Segal McCambridge was successful in securing the dismissal of a spectator injury case at Citi Field on a pre-answer motion to dismiss.
In Harrison v. Washington Nationals, Juan Soto, Victor Robles, and Queens Ballpark Company, L.L.C., the Supreme Court, Queens County dismissed Plaintiff’s personal injury action in response to our pre-answer motion to dismiss. Plaintiff Is an adult who allegedly sustained serious injuries while she was a spectator at a New York Mets-Washington Nationals baseball game at Citi Field.
Before the start of the game, Plaintiff was watching two of the players, Defendants Juan Soto and Victor Robles, warming up on the field. Plaintiff observed the players from the first few rows of the stands. She claims that Soto threw the ball in the direction of the stands and struck her right forearm. She sued the New York Mets, the Washington Nationals and the players in a negligence action for damages.
Rather than defend the action and later move for summary judgment, we moved to dismiss Plaintiff’s complaint in lieu of answering. We submitted the lease agreement for Citi Field as documentary evidence, and we noted that Plaintiff could not state a cognizable negligence action as a matter of law based on her assumption of the risk, among other things. We established that a protected area was provided behind home plate and Plaintiff chose not to occupy that area at any time relevant to her Complaint. Moreover, Defendants did not create or have notice of the claimed dangerous condition. We further established that Defendants exercised reasonable care under the circumstances to prevent injuries to those who come to watch games played at Citi Field.
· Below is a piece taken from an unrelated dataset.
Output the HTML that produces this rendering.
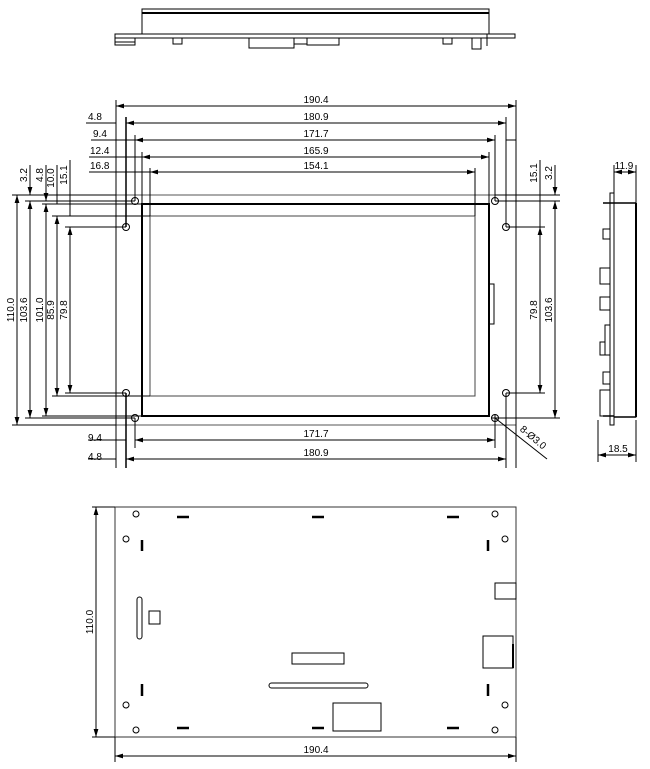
<!DOCTYPE html>
<html><head><meta charset="utf-8"><style>
html,body{margin:0;padding:0;background:#fff;}
svg{display:block;}
text{font-family:"Liberation Sans Narrow","Liberation Sans",sans-serif;font-size:10px;fill:#000;}
</style></head><body>
<svg width="650" height="769" viewBox="0 0 650 769" xmlns="http://www.w3.org/2000/svg">
<defs>
<marker id="a" viewBox="0 0 10 6" refX="10" refY="3" markerWidth="8" markerHeight="5" orient="auto-start-reverse"><path d="M0,0L10,3L0,6z" fill="#000"/></marker>
</defs>
<g fill="none" stroke="#000" stroke-width="1">
<!-- TOP VIEW -->
<rect x="115" y="34" width="400" height="4"/>
<rect x="142" y="9" width="347" height="25"/>
<line x1="142" y1="13" x2="489" y2="13" stroke-width="2"/>
<rect x="115" y="38" width="20" height="4"/>
<rect x="115" y="42" width="20" height="3"/>
<rect x="173" y="38" width="9" height="6"/>
<rect x="249" y="38" width="45" height="10"/>
<rect x="294" y="38" width="13" height="6"/>
<rect x="307" y="38" width="32" height="7"/>
<rect x="443" y="38" width="9" height="6"/>
<rect x="472" y="38" width="9" height="11"/>
<line x1="487" y1="34" x2="487" y2="46"/>

<!-- MAIN VIEW board -->
<rect x="116" y="195" width="400" height="230" stroke="#555"/>
<rect x="142" y="204" width="347" height="212" stroke-width="2"/>
<rect x="150" y="216" width="325" height="180" stroke="#444"/>
<rect x="489" y="284" width="5" height="40" stroke-width="1"/>
<circle cx="135" cy="201" r="3.5"/><circle cx="126" cy="227" r="3.5"/>
<circle cx="126" cy="393" r="3.5"/><circle cx="135" cy="418" r="3.5"/>
<circle cx="495" cy="201" r="3.5"/><circle cx="506" cy="227" r="3.5"/>
<circle cx="506" cy="393" r="3.5"/><circle cx="495" cy="418" r="3.5"/>
<line x1="491" y1="418" x2="499" y2="418"/><line x1="495" y1="414" x2="495" y2="422"/>

<!-- vertical extension lines -->
<line x1="116" y1="100" x2="116" y2="468"/>
<line x1="126" y1="117" x2="126" y2="227" stroke-width="1.5"/>
<line x1="126" y1="393" x2="126" y2="468" stroke-width="1.5"/>
<line x1="135" y1="135" x2="135" y2="201"/>
<line x1="135" y1="418" x2="135" y2="448"/>
<line x1="142" y1="152" x2="142" y2="204"/>
<line x1="150" y1="168" x2="150" y2="216"/>
<line x1="516" y1="100" x2="516" y2="468"/>
<line x1="506" y1="117" x2="506" y2="227"/>
<line x1="506" y1="393" x2="506" y2="468"/>
<line x1="495" y1="135" x2="495" y2="201"/>
<line x1="495" y1="418" x2="495" y2="448"/>
<line x1="489" y1="152" x2="489" y2="204"/>
<line x1="475" y1="168" x2="475" y2="216"/>

<!-- top horizontal dims -->
<line x1="116" y1="106" x2="516" y2="106" marker-start="url(#a)" marker-end="url(#a)"/>
<line x1="126" y1="123" x2="506" y2="123" marker-start="url(#a)" marker-end="url(#a)"/>
<line x1="135" y1="140" x2="495" y2="140" marker-start="url(#a)" marker-end="url(#a)"/>
<line x1="142" y1="157" x2="489" y2="157" marker-start="url(#a)" marker-end="url(#a)"/>
<line x1="150" y1="172" x2="475" y2="172" marker-start="url(#a)" marker-end="url(#a)"/>
<line x1="86" y1="123" x2="116" y2="123"/>
<line x1="91" y1="140" x2="135" y2="140"/>
<line x1="89" y1="157" x2="142" y2="157"/>
<line x1="89" y1="172" x2="150" y2="172"/>
<line x1="506" y1="140" x2="516" y2="140"/>

<!-- left horizontal extension lines -->
<line x1="12" y1="195" x2="116" y2="195"/>
<line x1="25" y1="201" x2="135" y2="201"/>
<line x1="42" y1="204" x2="142" y2="204"/>
<line x1="52" y1="216" x2="150" y2="216"/>
<line x1="65" y1="227" x2="126" y2="227"/>
<line x1="12" y1="425" x2="116" y2="425"/>
<line x1="25" y1="418" x2="135" y2="418"/>
<line x1="42" y1="416" x2="142" y2="416"/>
<line x1="52" y1="396" x2="150" y2="396"/>
<line x1="65" y1="393" x2="126" y2="393"/>
<!-- left vertical dims -->
<line x1="17" y1="195" x2="17" y2="425" marker-start="url(#a)" marker-end="url(#a)"/>
<line x1="30" y1="201" x2="30" y2="418" marker-start="url(#a)" marker-end="url(#a)"/>
<line x1="46" y1="204" x2="46" y2="416" marker-start="url(#a)" marker-end="url(#a)"/>
<line x1="57" y1="216" x2="57" y2="396" marker-start="url(#a)" marker-end="url(#a)"/>
<line x1="70" y1="227" x2="70" y2="393" marker-start="url(#a)" marker-end="url(#a)"/>
<line x1="30" y1="165" x2="30" y2="195" marker-end="url(#a)"/>
<line x1="46" y1="165" x2="46" y2="201" marker-end="url(#a)"/>
<line x1="57" y1="165" x2="57" y2="204"/>
<line x1="70" y1="160" x2="70" y2="216"/>

<!-- right side -->
<line x1="495" y1="195" x2="560" y2="195"/>
<line x1="495" y1="201" x2="560" y2="201"/>
<line x1="506" y1="227" x2="545" y2="227"/>
<line x1="506" y1="393" x2="545" y2="393"/>
<line x1="495" y1="418" x2="560" y2="418"/>
<line x1="540" y1="227" x2="540" y2="393" marker-start="url(#a)" marker-end="url(#a)"/>
<line x1="555" y1="201" x2="555" y2="418" marker-start="url(#a)" marker-end="url(#a)"/>
<line x1="540" y1="160" x2="540" y2="227"/>
<line x1="555" y1="165" x2="555" y2="195" marker-end="url(#a)"/>

<!-- bottom dims -->
<line x1="135" y1="440" x2="495" y2="440" marker-start="url(#a)" marker-end="url(#a)"/>
<line x1="126" y1="459" x2="506" y2="459" marker-start="url(#a)" marker-end="url(#a)"/>
<line x1="88" y1="440" x2="126" y2="440"/>
<line x1="88" y1="459" x2="116" y2="459"/>
<line x1="495" y1="418" x2="547" y2="459"/>

<!-- SIDE VIEW -->
<rect x="610" y="193" width="4" height="232"/>
<rect x="614" y="203" width="22" height="214"/>
<line x1="636" y1="203" x2="636" y2="417" stroke-width="2"/>
<line x1="614" y1="203" x2="636" y2="203" stroke-width="1.5"/>
<line x1="614" y1="417" x2="636" y2="417" stroke-width="1.5"/>
<rect x="603" y="229" width="7" height="10"/>
<rect x="600" y="268" width="10" height="16"/>
<rect x="600" y="297" width="10" height="13"/>
<rect x="605" y="325" width="5" height="30"/>
<rect x="600" y="342" width="5" height="13"/>
<rect x="603" y="372" width="7" height="12"/>
<rect x="600" y="390" width="10" height="26"/>
<line x1="603" y1="203" x2="614" y2="203" stroke-width="1.5"/>
<line x1="603" y1="416" x2="614" y2="416" stroke-width="1.5"/>
<line x1="614" y1="165" x2="614" y2="193"/>
<line x1="636" y1="165" x2="636" y2="203"/>
<line x1="614" y1="172" x2="636" y2="172" marker-start="url(#a)" marker-end="url(#a)"/>
<line x1="598" y1="420" x2="598" y2="462"/>
<line x1="636" y1="420" x2="636" y2="462"/>
<line x1="598" y1="455" x2="636" y2="455" marker-start="url(#a)" marker-end="url(#a)"/>

<!-- BOTTOM VIEW -->
<rect x="115" y="507" width="401" height="230" stroke="#333"/>
<g stroke-width="1">
<circle cx="136" cy="514" r="3"/><circle cx="126" cy="539" r="3"/>
<circle cx="126" cy="705" r="3"/><circle cx="136" cy="730" r="3"/>
<circle cx="495" cy="514" r="3"/><circle cx="505" cy="539" r="3"/>
<circle cx="505" cy="705" r="3"/><circle cx="495" cy="730" r="3"/>
</g>
<g stroke-width="2.5">
<line x1="177" y1="517" x2="189" y2="517"/><line x1="312" y1="517" x2="324" y2="517"/><line x1="447" y1="517" x2="459" y2="517"/>
<line x1="177" y1="728" x2="189" y2="728"/><line x1="312" y1="728" x2="324" y2="728"/><line x1="447" y1="728" x2="459" y2="728"/>
<line x1="142" y1="540" x2="142" y2="551"/><line x1="488" y1="540" x2="488" y2="551"/>
<line x1="142" y1="684" x2="142" y2="696"/><line x1="488" y1="684" x2="488" y2="696"/>
</g>
<rect x="137" y="597" width="5" height="42" rx="2.5"/>
<rect x="149" y="611" width="11" height="13"/>
<rect x="292" y="653" width="52" height="11"/>
<rect x="269" y="683" width="99" height="5" rx="2.5"/>
<rect x="333" y="703" width="48" height="28"/>
<rect x="495" y="583" width="21" height="16"/>
<rect x="483" y="636" width="30" height="32"/>
<line x1="513" y1="644" x2="513" y2="668" stroke-width="2"/>
<line x1="96" y1="507" x2="96" y2="737" marker-start="url(#a)" marker-end="url(#a)"/>
<line x1="92" y1="507" x2="115" y2="507"/>
<line x1="92" y1="737" x2="115" y2="737"/>
<line x1="115" y1="737" x2="115" y2="762"/>
<line x1="516" y1="737" x2="516" y2="762"/>
<line x1="115" y1="756" x2="516" y2="756" marker-start="url(#a)" marker-end="url(#a)"/>
</g>

<!-- labels -->
<g text-anchor="middle">
<text x="316" y="103">190.4</text>
<text x="316" y="120">180.9</text>
<text x="316" y="137">171.7</text>
<text x="316" y="154">165.9</text>
<text x="316" y="169">154.1</text>
<text x="316" y="437">171.7</text>
<text x="316" y="456">180.9</text>
<text x="316" y="753">190.4</text>
<text x="624" y="169">11.9</text>
<text x="618" y="452">18.5</text>
</g>
<text x="88" y="120">4.8</text>
<text x="93" y="137">9.4</text>
<text x="90" y="154">12.4</text>
<text x="90" y="169">16.8</text>
<text x="88" y="441">9.4</text>
<text x="88" y="460">4.8</text>
<g text-anchor="middle">
<text transform="translate(14,310) rotate(-90)">110.0</text>
<text transform="translate(27,310) rotate(-90)">103.6</text>
<text transform="translate(43,310) rotate(-90)">101.0</text>
<text transform="translate(54,310) rotate(-90)">85.9</text>
<text transform="translate(67,310) rotate(-90)">79.8</text>
<text transform="translate(27,175) rotate(-90)">3.2</text>
<text transform="translate(43,175) rotate(-90)">4.8</text>
<text transform="translate(54,178) rotate(-90)">10.0</text>
<text transform="translate(67,175) rotate(-90)">15.1</text>
<text transform="translate(537,310) rotate(-90)">79.8</text>
<text transform="translate(552,310) rotate(-90)">103.6</text>
<text transform="translate(537,173) rotate(-90)">15.1</text>
<text transform="translate(552,173) rotate(-90)">3.2</text>
<text transform="translate(93,622) rotate(-90)">110.0</text>
<text transform="translate(531,440) rotate(40)">8-Ø3.0</text>
</g>
</svg>
</body></html>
The Supreme Court, Queens County correctly cited Akins v. Glens Falls City School Dist. (53 NY2d 325 () as New York’s precedent relevant to the proprietor of a baseball field’s duty of care: Akins mandated that the proprietor of a ballpark need only provide protective screening for the area of home field where the danger of being struck by ball (or bat) is greatest. Further, the screening must be of sufficient extent to provide adequate protection for as many spectators as may be reasonably expected to desire such protection in the course of an ordinary game. Where such screening is provided, the proprietor of a baseball field “fulfills its duty of care imposed by law and, therefore, cannot be liable in negligence.” The Supreme Court, Queens County further cited to dicta in Akins that “the perils of the game of baseball …are not so imminent that due care on the part of the owner requires the entire playing field be screened.” The Supreme Court further observed that some spectators prefer to view the game from a seat unobstructed by fences or protective screening.
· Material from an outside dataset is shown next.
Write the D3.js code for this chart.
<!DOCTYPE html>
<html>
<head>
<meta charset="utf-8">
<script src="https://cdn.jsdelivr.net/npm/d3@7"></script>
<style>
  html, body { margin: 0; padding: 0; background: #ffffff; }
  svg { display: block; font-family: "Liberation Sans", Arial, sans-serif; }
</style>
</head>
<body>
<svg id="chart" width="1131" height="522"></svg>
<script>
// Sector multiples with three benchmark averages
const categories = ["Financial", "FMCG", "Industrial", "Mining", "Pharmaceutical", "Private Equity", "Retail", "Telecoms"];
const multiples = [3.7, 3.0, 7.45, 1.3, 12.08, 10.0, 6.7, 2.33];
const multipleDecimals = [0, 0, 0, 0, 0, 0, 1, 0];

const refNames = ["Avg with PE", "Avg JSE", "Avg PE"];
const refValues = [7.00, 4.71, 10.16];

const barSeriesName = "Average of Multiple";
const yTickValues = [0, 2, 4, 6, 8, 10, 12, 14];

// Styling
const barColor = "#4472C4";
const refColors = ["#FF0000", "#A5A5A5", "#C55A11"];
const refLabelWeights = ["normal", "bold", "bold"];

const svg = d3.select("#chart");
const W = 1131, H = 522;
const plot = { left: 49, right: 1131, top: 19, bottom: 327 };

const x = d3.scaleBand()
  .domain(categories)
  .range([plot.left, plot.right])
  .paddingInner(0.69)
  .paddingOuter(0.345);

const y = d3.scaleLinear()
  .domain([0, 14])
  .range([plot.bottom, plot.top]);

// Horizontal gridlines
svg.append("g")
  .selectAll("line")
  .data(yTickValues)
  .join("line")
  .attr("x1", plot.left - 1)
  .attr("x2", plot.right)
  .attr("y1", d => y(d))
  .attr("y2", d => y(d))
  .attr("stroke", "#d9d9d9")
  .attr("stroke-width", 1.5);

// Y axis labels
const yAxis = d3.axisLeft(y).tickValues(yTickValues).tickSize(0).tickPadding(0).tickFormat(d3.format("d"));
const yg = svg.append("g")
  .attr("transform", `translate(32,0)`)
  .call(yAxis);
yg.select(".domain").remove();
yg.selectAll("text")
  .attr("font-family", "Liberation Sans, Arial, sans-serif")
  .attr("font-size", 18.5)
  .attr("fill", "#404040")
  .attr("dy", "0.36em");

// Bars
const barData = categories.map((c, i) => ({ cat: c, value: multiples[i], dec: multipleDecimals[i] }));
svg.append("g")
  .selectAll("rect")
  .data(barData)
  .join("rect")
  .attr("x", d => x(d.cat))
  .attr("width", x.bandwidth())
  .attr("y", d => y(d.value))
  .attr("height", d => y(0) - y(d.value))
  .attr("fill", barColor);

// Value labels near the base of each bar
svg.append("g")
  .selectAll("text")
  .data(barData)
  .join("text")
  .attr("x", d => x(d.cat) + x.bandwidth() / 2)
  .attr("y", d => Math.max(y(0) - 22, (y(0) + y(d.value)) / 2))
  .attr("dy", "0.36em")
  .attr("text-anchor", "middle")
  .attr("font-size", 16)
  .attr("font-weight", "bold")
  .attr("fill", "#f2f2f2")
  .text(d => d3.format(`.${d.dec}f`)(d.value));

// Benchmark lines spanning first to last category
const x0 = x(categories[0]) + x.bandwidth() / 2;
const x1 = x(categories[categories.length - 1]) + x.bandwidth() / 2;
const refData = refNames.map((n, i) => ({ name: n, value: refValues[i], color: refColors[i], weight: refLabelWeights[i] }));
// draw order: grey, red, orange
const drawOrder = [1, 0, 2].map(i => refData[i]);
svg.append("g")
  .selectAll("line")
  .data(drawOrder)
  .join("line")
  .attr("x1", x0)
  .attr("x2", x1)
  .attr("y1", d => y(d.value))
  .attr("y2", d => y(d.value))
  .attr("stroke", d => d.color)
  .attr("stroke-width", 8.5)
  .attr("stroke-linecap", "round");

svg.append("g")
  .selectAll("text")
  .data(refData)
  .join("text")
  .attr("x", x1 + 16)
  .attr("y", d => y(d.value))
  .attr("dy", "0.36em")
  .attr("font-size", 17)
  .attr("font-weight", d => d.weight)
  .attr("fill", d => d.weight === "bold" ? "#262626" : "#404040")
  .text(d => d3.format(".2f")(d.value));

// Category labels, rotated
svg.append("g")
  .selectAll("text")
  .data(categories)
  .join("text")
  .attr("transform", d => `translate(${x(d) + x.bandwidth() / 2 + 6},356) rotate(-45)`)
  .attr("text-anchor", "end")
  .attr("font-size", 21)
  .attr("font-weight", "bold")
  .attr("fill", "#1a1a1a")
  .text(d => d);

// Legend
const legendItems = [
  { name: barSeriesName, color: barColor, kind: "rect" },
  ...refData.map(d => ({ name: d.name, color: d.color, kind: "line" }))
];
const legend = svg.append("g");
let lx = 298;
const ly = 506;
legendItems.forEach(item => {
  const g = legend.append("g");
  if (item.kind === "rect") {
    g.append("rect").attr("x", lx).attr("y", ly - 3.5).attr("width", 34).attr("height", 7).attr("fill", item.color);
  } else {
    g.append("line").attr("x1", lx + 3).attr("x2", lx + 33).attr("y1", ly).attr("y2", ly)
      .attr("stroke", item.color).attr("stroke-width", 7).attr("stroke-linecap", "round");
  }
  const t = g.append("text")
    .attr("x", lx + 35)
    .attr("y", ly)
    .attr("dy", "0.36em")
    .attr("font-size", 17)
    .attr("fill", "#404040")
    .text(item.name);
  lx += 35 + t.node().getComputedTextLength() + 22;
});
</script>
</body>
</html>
In Harrison, Plaintiff did not allege that she was struck while she was in a protected area, or that the screening was not sufficient to provide adequate protection for as many spectators as may reasonably be expected to desire such seating during an ordinary game. She chose to observe the players warming up from an unprotected area. Consequently, she failed to state a cause of action for negligence.
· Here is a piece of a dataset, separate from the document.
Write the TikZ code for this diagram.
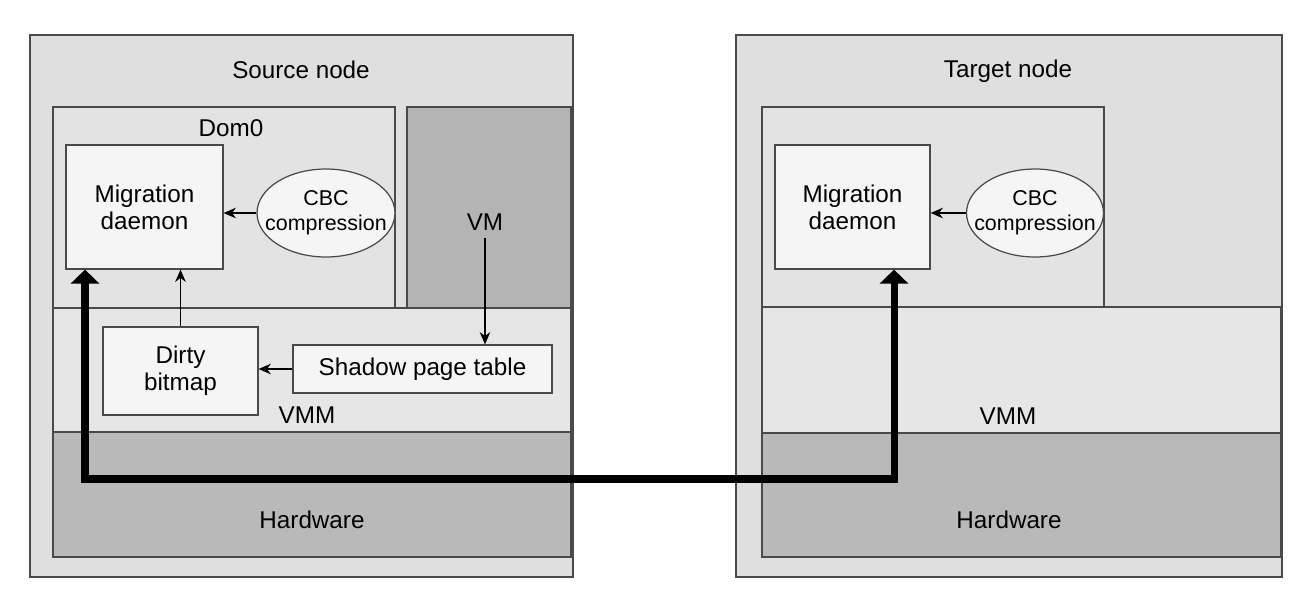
\documentclass[tikz,border=0pt]{standalone}
\usepackage{fontspec}
\setmainfont{Liberation Sans}
\usetikzlibrary{shapes.geometric,arrows.meta}
\definecolor{nodegray}{HTML}{DFDFDF}
\definecolor{domgray}{HTML}{E3E3E3}
\definecolor{vmmgray}{HTML}{E6E6E6}
\definecolor{vmgray}{HTML}{B4B4B4}
\definecolor{hwgray}{HTML}{B9B9B9}
\definecolor{boxwhite}{HTML}{F5F5F5}
\definecolor{edgegray}{HTML}{4A4A4A}
\tikzstyle{layer}=[rectangle,draw=edgegray,line width=0.7pt,
                   inner sep=0pt]
\tikzstyle{whitebox}=[rectangle,draw=edgegray,fill=boxwhite,line width=0.7pt,
                      inner sep=0pt,align=center]
\tikzstyle{cbc}=[ellipse,draw=edgegray,fill=boxwhite,line width=0.7pt,
                 inner xsep=-8pt,inner ysep=0pt,align=center,
                 font=\fontsize{12.2}{14}\selectfont]
\tikzstyle{lbl}=[inner sep=0pt,align=center]
\tikzstyle{thinarrow}=[-{Stealth[length=7pt,width=6pt]},line width=0.8pt]
\tikzstyle{bigarrow}=[{Triangle[width=16pt,length=8pt]}-{Triangle[width=16pt,length=8pt]},
                      line width=4pt]

\begin{document}
\begin{tikzpicture}[x=0.02cm,y=-0.02cm,font=\fontsize{13.8}{15.4}\selectfont]
    \useasboundingbox (0,0) rectangle (1314,606);
    % source node
    \node (src) at (301.5,306) [layer,fill=nodegray,line width=1pt,
          minimum width=10.86cm,minimum height=10.84cm]{};
    \node (sdom) at (224,207.5) [layer,fill=domgray,minimum width=6.84cm,minimum height=4.02cm]{};
    \node (svm) at (489,207.5) [layer,fill=vmgray,minimum width=3.28cm,minimum height=4.02cm]{};
    \node (svmm) at (312,370) [layer,fill=vmmgray,minimum width=10.36cm,minimum height=2.48cm]{};
    \node (shw) at (312,494.5) [layer,fill=hwgray,minimum width=10.36cm,minimum height=2.5cm]{};
    \node (sdaemon) at (144.5,207) [whitebox,minimum width=3.14cm,minimum height=2.48cm]{Migration\\daemon};
    \node (scbc) at (326,213) [cbc,minimum width=2.76cm,minimum height=1.76cm]{CBC\\compression};
    \node (dirty) at (180.5,371) [whitebox,minimum width=3.1cm,minimum height=1.76cm]{Dirty\\bitmap};
    \node (shadow) at (422.5,369) [whitebox,minimum width=5.18cm,minimum height=0.96cm]{Shadow page table};
    \node (srclbl) at (301,70) [lbl]{Source node};
    \node (domlbl) at (231,128) [lbl]{Dom0};
    \node (vmlbl) at (485,222) [lbl]{VM};
    \node (svmmlbl) at (307,415) [lbl]{VMM};
    \node (shwlbl) at (312,520) [lbl]{Hardware};
    % target node
    \node (tgt) at (1009,306) [layer,fill=nodegray,line width=1pt,
          minimum width=10.92cm,minimum height=10.84cm]{};
    \node (tdom) at (933,207) [layer,fill=domgray,minimum width=6.84cm,minimum height=4cm]{};
    \node (tvmm) at (1021.5,370) [layer,fill=vmmgray,minimum width=10.38cm,minimum height=2.52cm]{};
    \node (thw) at (1021.5,495) [layer,fill=hwgray,minimum width=10.38cm,minimum height=2.48cm]{};
    \node (tdaemon) at (852.5,207) [whitebox,minimum width=3.1cm,minimum height=2.48cm]{Migration\\daemon};
    \node (tcbc) at (1035,213) [cbc,minimum width=2.74cm,minimum height=1.76cm]{CBC\\compression};
    \node (tgtlbl) at (1008,71) [lbl]{Target node};
    \node (tvmmlbl) at (1008,416) [lbl]{VMM};
    \node (thwlbl) at (1009,520) [lbl]{Hardware};
    % arrows
    \draw[thinarrow] (scbc.west) -- (scbc.west -| sdaemon.east);
    \draw[thinarrow] (dirty.north) -- (dirty.north |- sdaemon.south);
    \draw[thinarrow] (vmlbl.south) ++(0,7) -- (vmlbl.south |- shadow.north);
    \draw[thinarrow] (shadow.west) -- (shadow.west -| dirty.east);
    \draw[thinarrow] (tcbc.west) -- (tcbc.west -| tdaemon.east);
    \coordinate (lbend) at (85,479);
    \coordinate (rbend) at (894,479);
    \draw[bigarrow] (sdaemon.south -| lbend) -- (lbend) -- (rbend) -- (tdaemon.south -| rbend);
  \end{tikzpicture}
\end{document}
In addition, the Supreme Court, Queens County held there was no basis to hold the Washington Nationals, Soto, or Robles liable for Plaintiff’s claimed injuries. They had no responsibilities regarding Citi Field and owed no duty of care to Plaintiff under the circumstances. Further, under New York’s doctrine of primary assumption of the risk, a person who chooses to engage in certain recreational or athletic activities consents to those commonly appreciated risks which are inherent in and arise out of the nature of the sport, generally, and flow from such participation. This doctrine applies to spectators such as Plaintiff and this was another basis upon which to dismiss her Complaint. The win is significant and it avoided costly discovery and depositions.
Carla Varriale-Barker represented the defendants. She is the Chairperson of the firm’s Sports, Recreation, and Entertainment (“SRE”) Practice Group.